Take A Powder Meaning

(idiomatic, US, colloquial) To leave in a hurry; run away; scram; depart without taking leave or notifying anyone, often with a connotation of avoiding something unpleasant or shirking responsibility.

Example: 1933, Raymond Chandler, Blackmailers Don't Shoot, Collected Stories, Everyman's Library (2002), p. 20:
  Macdonald spoke slowly, bitterly. "The kidnapping is one too many for me, Costello. I don't want any part of it. I'm takin' a powder from this toy mob. I took a chance that bright boy might side me."
1946, Mezz Mezzrow and Bernard Wolfe, Really the Blues, Payback Press 1999, p. 66:
  First Mrs Hitchcock packed up and took a powder, and there was hell to pay.
1971, Louis-Ferdinand D. Celine, Death on the Installment Plan, p. 446:
  Our idea was that once the storm had subsided we'd take a powder one night with our dough. . . We'd take our stuff and give ourselves a change of air. . . move to a different neighborhood.
1979, Dan McCall, Beecher: A Novel, p. 162:
  "Mr. Tilton said you told him you would take a powder." "Take a powder?" said Henry. "I once heard a man from Nevada tell me he would take a powder, meaning he was leaving town."
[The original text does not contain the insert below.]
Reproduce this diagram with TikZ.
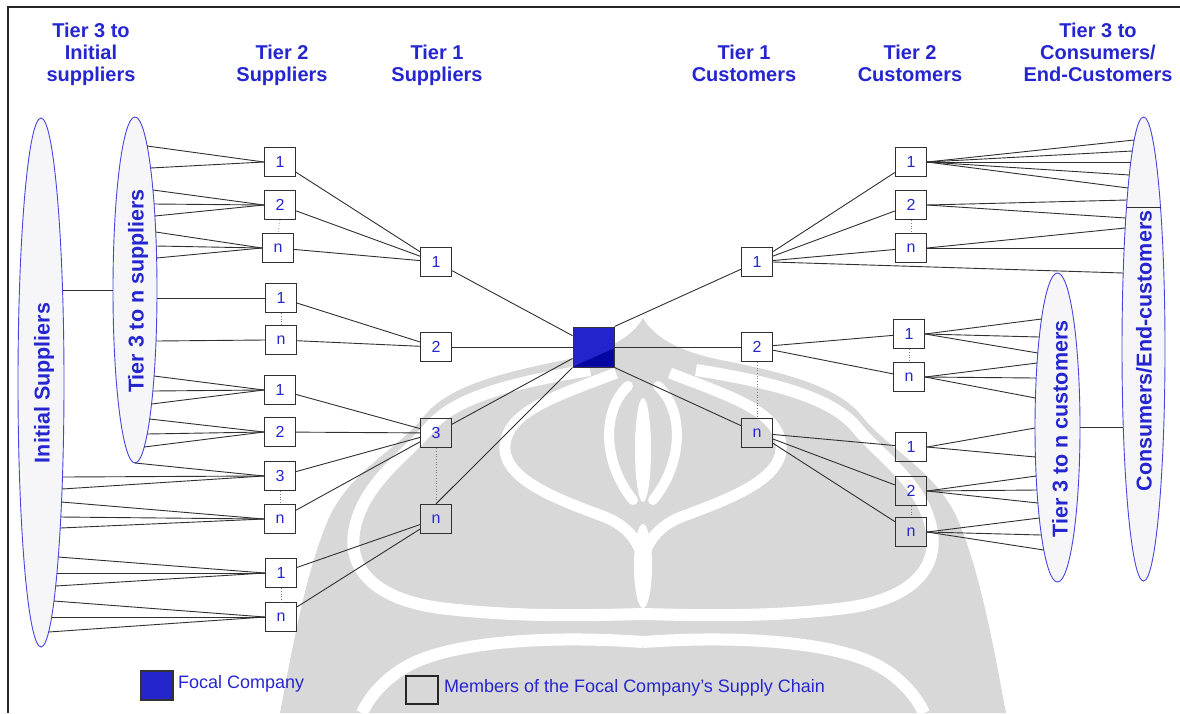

2000, Barbara Weltman, The Complete Idiot's Guide to Starting a Home-Based Business, p. 271,
  But when you suffer losses, Uncle Sam may take a powder.
2004, Robert Hough, Hogie Wyckoff, The Final Confession of Mabel Stark, p. 418:
  Go on, now. Scram. Take a powder. And don't come back till people on the street start wishing you a good afternoon.